→ EXERCISE AIM
Make an exact transcription of the material, leaving out all images.

+++

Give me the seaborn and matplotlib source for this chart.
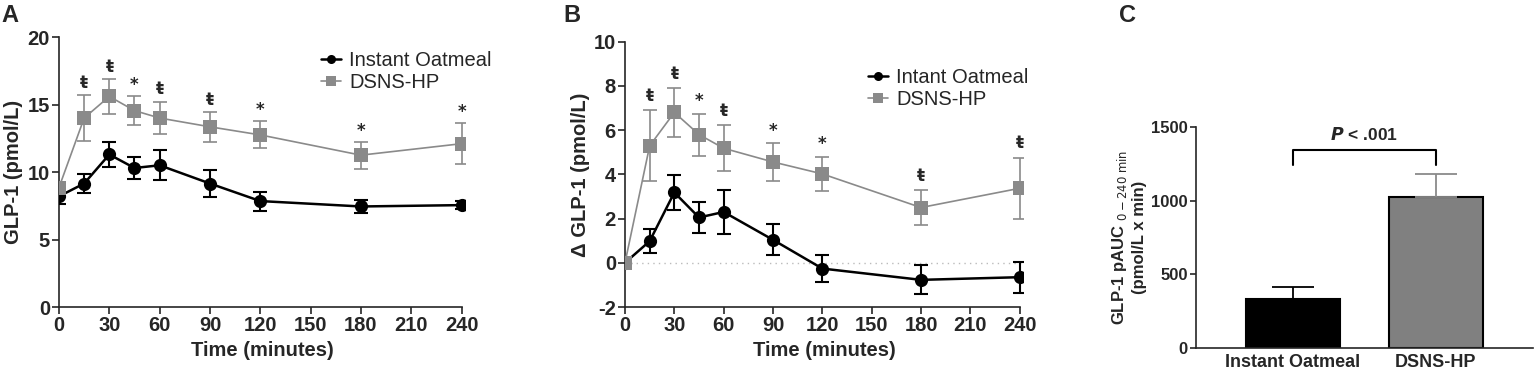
import numpy as np
import matplotlib
matplotlib.use('Agg')
import matplotlib.pyplot as plt
import pandas as pd
import seaborn as sns

# data
time = [0, 15, 30, 45, 60, 90, 120, 180, 240]

# panel A: GLP-1 (pmol/L)
glp_oat = [8.2, 9.15, 11.3, 10.3, 10.5, 9.15, 7.85, 7.45, 7.55]
glp_oat_err = [0.6, 0.7, 0.9, 0.8, 1.1, 1.0, 0.7, 0.5, 0.3]
glp_dsns = [8.85, 14.0, 15.6, 14.55, 14.0, 13.35, 12.75, 11.25, 12.1]
glp_dsns_err = [0.3, 1.7, 1.3, 1.1, 1.2, 1.1, 1.0, 1.0, 1.5]
sig_a = ['', 'ŧ', 'ŧ', '*', 'ŧ', 'ŧ', '*', '*', '*']

# panel B: delta GLP-1
dglp_oat = [0.0, 0.98, 3.18, 2.05, 2.3, 1.04, -0.26, -0.77, -0.65]
dglp_oat_err = [0.2, 0.55, 0.8, 0.7, 1.0, 0.7, 0.6, 0.65, 0.7]
dglp_dsns = [0.0, 5.29, 6.8, 5.8, 5.18, 4.56, 4.02, 2.5, 3.37]
dglp_dsns_err = [0.0, 1.6, 1.1, 0.95, 1.03, 0.85, 0.78, 0.78, 1.38]
sig_b = ['', 'ŧ', 'ŧ', '*', 'ŧ', '*', '*', 'ŧ', 'ŧ']

# panel C: pAUC
groups = ['Instant Oatmeal', 'DSNS-HP']
auc = [330, 1023]
auc_err = [82, 156]

sns.set_style('ticks')
plt.rcParams['font.family'] = ['Liberation Sans', 'DejaVu Sans']

BLACK = '#000000'
GRAY = '#8a8a8a'
FS = 14.5

fig = plt.figure(figsize=(15.36, 3.74), dpi=100)
ax1 = fig.add_axes([0.0384, 0.179, 0.2643, 0.722])
ax2 = fig.add_axes([0.4069, 0.179, 0.2591, 0.7096])
ax3 = fig.add_axes([0.7786, 0.0695, 0.2194, 0.5915])


def time_panel(ax, y1, e1, y2, e2, sig, lab1, leg_anchor):
    df = pd.DataFrame({'t': time * 2,
                       'v': y1 + y2,
                       'g': [lab1] * len(time) + ['DSNS-HP'] * len(time)})
    ax.errorbar(time, y2, yerr=e2, fmt='none', ecolor=GRAY, elinewidth=1.2,
                capsize=5, capthick=1.2, zorder=2)
    ax.errorbar(time, y1, yerr=e1, fmt='none', ecolor=BLACK, elinewidth=1.5,
                capsize=5, capthick=1.5, zorder=3)
    sns.lineplot(data=df, x='t', y='v', hue='g', style='g',
                 palette={lab1: BLACK, 'DSNS-HP': GRAY},
                 markers={lab1: 'o', 'DSNS-HP': 's'}, dashes=False,
                 markersize=9.5, markeredgewidth=0,
                 ax=ax, zorder=4, legend=True)
    for ln in ax.lines:
        if ln.get_color() == GRAY:
            ln.set_linewidth(1.2)
        else:
            ln.set_linewidth(1.8)
    for t, v, e, s in zip(time, y2, e2, sig):
        if s:
            ax.text(t, v + e + 0.25 * (1 if s == 'ŧ' else 0.6), s,
                    ha='center', va='bottom', fontsize=12, fontweight='bold',
                    family='DejaVu Sans')
    ax.set_xlim(0, 242)
    ax.set_xticks(np.arange(0, 241, 30))
    ax.set_xlabel('Time (minutes)', fontsize=FS, fontweight='bold', labelpad=4)
    ax.tick_params(labelsize=FS, length=5, width=1.2, pad=1.5)
    for lb in ax.get_xticklabels() + ax.get_yticklabels():
        lb.set_fontweight('bold')
    sns.despine(ax=ax)
    ax.spines['left'].set_linewidth(1.2)
    ax.spines['bottom'].set_linewidth(1.2)
    ax.spines['bottom'].set_bounds(0, 240)
    leg = ax.legend(loc='upper right', bbox_to_anchor=leg_anchor, frameon=False,
                    fontsize=FS, handlelength=1.0, handletextpad=0.4,
                    labelspacing=0.15, borderaxespad=0.3)
    for h in leg.legend_handles:
        h.set_markersize(6.5)


time_panel(ax1, glp_oat, glp_oat_err, glp_dsns, glp_dsns_err, sig_a,
           'Instant Oatmeal', (1.1, 1.0))
ax1.set_ylim(0, 20)
ax1.set_yticks([0, 5, 10, 15, 20])
ax1.set_yticklabels(['0', '5', '10', '15', '20'], fontweight='bold')
ax1.set_ylabel('GLP-1 (pmol/L)', fontsize=FS, fontweight='bold', labelpad=3)

time_panel(ax2, dglp_oat, dglp_oat_err, dglp_dsns, dglp_dsns_err, sig_b,
           'Intant Oatmeal', (1.05, 0.955))
ax2.axhline(0, color='#bbbbbb', lw=1, ls=(0, (1, 3)), zorder=1)
ax2.set_ylim(-2, 10)
ax2.set_yticks([-2, 0, 2, 4, 6, 8, 10])
ax2.set_yticklabels(['-2', '0', '2', '4', '6', '8', '10'], fontweight='bold')
ax2.set_ylabel('Δ GLP-1 (pmol/L)', fontsize=FS, fontweight='bold', labelpad=3)

# panel C
dfc = pd.DataFrame({'g': groups, 'v': auc})
sns.barplot(data=dfc, x='g', y='v', hue='g', palette=[BLACK, '#808080'],
            width=0.66, edgecolor=BLACK, linewidth=1.5, ax=ax3, legend=False)
ax3.errorbar([0], [auc[0]], yerr=[[0], [auc_err[0]]], fmt='none', ecolor=BLACK,
             elinewidth=1.3, capsize=15, capthick=1.3)
ax3.errorbar([1], [auc[1]], yerr=[[0], [auc_err[1]]], fmt='none', ecolor=GRAY,
             elinewidth=1.3, capsize=15, capthick=1.3)
ax3.plot([0, 0, 1, 1], [1240, 1340, 1340, 1240], color=BLACK, lw=1.5)
ax3.text(0.5, 1390, r'$\mathbfit{P}$' + ' < .001', ha='center', va='bottom',
         fontsize=12.5, fontweight='bold')
ax3.set_xlim(-0.68, 1.68)
ax3.set_ylim(0, 1500)
ax3.set_yticks([0, 500, 1000, 1500])
ax3.set_xlabel('')
ax3.set_ylabel('GLP-1 pAUC $_{\\mathrm{0-240\\ min}}$\n(pmol/L x min)', fontsize=12,
               fontweight='bold', labelpad=3)
ax3.tick_params(labelsize=12, length=4, width=1.2, pad=2)
ax3.tick_params(axis='x', length=0, pad=4, labelsize=13)
for lb in ax3.get_xticklabels() + ax3.get_yticklabels():
    lb.set_fontweight('bold')
sns.despine(ax=ax3)
ax3.spines['left'].set_linewidth(1.2)
ax3.spines['bottom'].set_linewidth(1.2)

# panel letters
fig.text(0.001, 0.99, 'A', fontsize=17, fontweight='bold', va='top')
fig.text(0.367, 0.99, 'B', fontsize=17, fontweight='bold', va='top')
fig.text(0.7285, 0.99, 'C', fontsize=17, fontweight='bold', va='top')

plt.savefig('out.png', dpi=100)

+++

→ SOLUTION
Give me the seaborn and matplotlib source for this chart.
import numpy as np
import matplotlib
matplotlib.use('Agg')
import matplotlib.pyplot as plt
import pandas as pd
import seaborn as sns

# data
time = [0, 15, 30, 45, 60, 90, 120, 180, 240]

# panel A: GLP-1 (pmol/L)
glp_oat = [8.2, 9.15, 11.3, 10.3, 10.5, 9.15, 7.85, 7.45, 7.55]
glp_oat_err = [0.6, 0.7, 0.9, 0.8, 1.1, 1.0, 0.7, 0.5, 0.3]
glp_dsns = [8.85, 14.0, 15.6, 14.55, 14.0, 13.35, 12.75, 11.25, 12.1]
glp_dsns_err = [0.3, 1.7, 1.3, 1.1, 1.2, 1.1, 1.0, 1.0, 1.5]
sig_a = ['', 'ŧ', 'ŧ', '*', 'ŧ', 'ŧ', '*', '*', '*']

# panel B: delta GLP-1
dglp_oat = [0.0, 0.98, 3.18, 2.05, 2.3, 1.04, -0.26, -0.77, -0.65]
dglp_oat_err = [0.2, 0.55, 0.8, 0.7, 1.0, 0.7, 0.6, 0.65, 0.7]
dglp_dsns = [0.0, 5.29, 6.8, 5.8, 5.18, 4.56, 4.02, 2.5, 3.37]
dglp_dsns_err = [0.0, 1.6, 1.1, 0.95, 1.03, 0.85, 0.78, 0.78, 1.38]
sig_b = ['', 'ŧ', 'ŧ', '*', 'ŧ', '*', '*', 'ŧ', 'ŧ']

# panel C: pAUC
groups = ['Instant Oatmeal', 'DSNS-HP']
auc = [330, 1023]
auc_err = [82, 156]

sns.set_style('ticks')
plt.rcParams['font.family'] = ['Liberation Sans', 'DejaVu Sans']

BLACK = '#000000'
GRAY = '#8a8a8a'
FS = 14.5

fig = plt.figure(figsize=(15.36, 3.74), dpi=100)
ax1 = fig.add_axes([0.0384, 0.179, 0.2643, 0.722])
ax2 = fig.add_axes([0.4069, 0.179, 0.2591, 0.7096])
ax3 = fig.add_axes([0.7786, 0.0695, 0.2194, 0.5915])


def time_panel(ax, y1, e1, y2, e2, sig, lab1, leg_anchor):
    df = pd.DataFrame({'t': time * 2,
                       'v': y1 + y2,
                       'g': [lab1] * len(time) + ['DSNS-HP'] * len(time)})
    ax.errorbar(time, y2, yerr=e2, fmt='none', ecolor=GRAY, elinewidth=1.2,
                capsize=5, capthick=1.2, zorder=2)
    ax.errorbar(time, y1, yerr=e1, fmt='none', ecolor=BLACK, elinewidth=1.5,
                capsize=5, capthick=1.5, zorder=3)
    sns.lineplot(data=df, x='t', y='v', hue='g', style='g',
                 palette={lab1: BLACK, 'DSNS-HP': GRAY},
                 markers={lab1: 'o', 'DSNS-HP': 's'}, dashes=False,
                 markersize=9.5, markeredgewidth=0,
                 ax=ax, zorder=4, legend=True)
    for ln in ax.lines:
        if ln.get_color() == GRAY:
            ln.set_linewidth(1.2)
        else:
            ln.set_linewidth(1.8)
    for t, v, e, s in zip(time, y2, e2, sig):
        if s:
            ax.text(t, v + e + 0.25 * (1 if s == 'ŧ' else 0.6), s,
                    ha='center', va='bottom', fontsize=12, fontweight='bold',
                    family='DejaVu Sans')
    ax.set_xlim(0, 242)
    ax.set_xticks(np.arange(0, 241, 30))
    ax.set_xlabel('Time (minutes)', fontsize=FS, fontweight='bold', labelpad=4)
    ax.tick_params(labelsize=FS, length=5, width=1.2, pad=1.5)
    for lb in ax.get_xticklabels() + ax.get_yticklabels():
        lb.set_fontweight('bold')
    sns.despine(ax=ax)
    ax.spines['left'].set_linewidth(1.2)
    ax.spines['bottom'].set_linewidth(1.2)
    ax.spines['bottom'].set_bounds(0, 240)
    leg = ax.legend(loc='upper right', bbox_to_anchor=leg_anchor, frameon=False,
                    fontsize=FS, handlelength=1.0, handletextpad=0.4,
                    labelspacing=0.15, borderaxespad=0.3)
    for h in leg.legend_handles:
        h.set_markersize(6.5)


time_panel(ax1, glp_oat, glp_oat_err, glp_dsns, glp_dsns_err, sig_a,
           'Instant Oatmeal', (1.1, 1.0))
ax1.set_ylim(0, 20)
ax1.set_yticks([0, 5, 10, 15, 20])
ax1.set_yticklabels(['0', '5', '10', '15', '20'], fontweight='bold')
ax1.set_ylabel('GLP-1 (pmol/L)', fontsize=FS, fontweight='bold', labelpad=3)

time_panel(ax2, dglp_oat, dglp_oat_err, dglp_dsns, dglp_dsns_err, sig_b,
           'Intant Oatmeal', (1.05, 0.955))
ax2.axhline(0, color='#bbbbbb', lw=1, ls=(0, (1, 3)), zorder=1)
ax2.set_ylim(-2, 10)
ax2.set_yticks([-2, 0, 2, 4, 6, 8, 10])
ax2.set_yticklabels(['-2', '0', '2', '4', '6', '8', '10'], fontweight='bold')
ax2.set_ylabel('Δ GLP-1 (pmol/L)', fontsize=FS, fontweight='bold', labelpad=3)

# panel C
dfc = pd.DataFrame({'g': groups, 'v': auc})
sns.barplot(data=dfc, x='g', y='v', hue='g', palette=[BLACK, '#808080'],
            width=0.66, edgecolor=BLACK, linewidth=1.5, ax=ax3, legend=False)
ax3.errorbar([0], [auc[0]], yerr=[[0], [auc_err[0]]], fmt='none', ecolor=BLACK,
             elinewidth=1.3, capsize=15, capthick=1.3)
ax3.errorbar([1], [auc[1]], yerr=[[0], [auc_err[1]]], fmt='none', ecolor=GRAY,
             elinewidth=1.3, capsize=15, capthick=1.3)
ax3.plot([0, 0, 1, 1], [1240, 1340, 1340, 1240], color=BLACK, lw=1.5)
ax3.text(0.5, 1390, r'$\mathbfit{P}$' + ' < .001', ha='center', va='bottom',
         fontsize=12.5, fontweight='bold')
ax3.set_xlim(-0.68, 1.68)
ax3.set_ylim(0, 1500)
ax3.set_yticks([0, 500, 1000, 1500])
ax3.set_xlabel('')
ax3.set_ylabel('GLP-1 pAUC $_{\\mathrm{0-240\\ min}}$\n(pmol/L x min)', fontsize=12,
               fontweight='bold', labelpad=3)
ax3.tick_params(labelsize=12, length=4, width=1.2, pad=2)
ax3.tick_params(axis='x', length=0, pad=4, labelsize=13)
for lb in ax3.get_xticklabels() + ax3.get_yticklabels():
    lb.set_fontweight('bold')
sns.despine(ax=ax3)
ax3.spines['left'].set_linewidth(1.2)
ax3.spines['bottom'].set_linewidth(1.2)

# panel letters
fig.text(0.001, 0.99, 'A', fontsize=17, fontweight='bold', va='top')
fig.text(0.367, 0.99, 'B', fontsize=17, fontweight='bold', va='top')
fig.text(0.7285, 0.99, 'C', fontsize=17, fontweight='bold', va='top')

plt.savefig('out.png', dpi=100)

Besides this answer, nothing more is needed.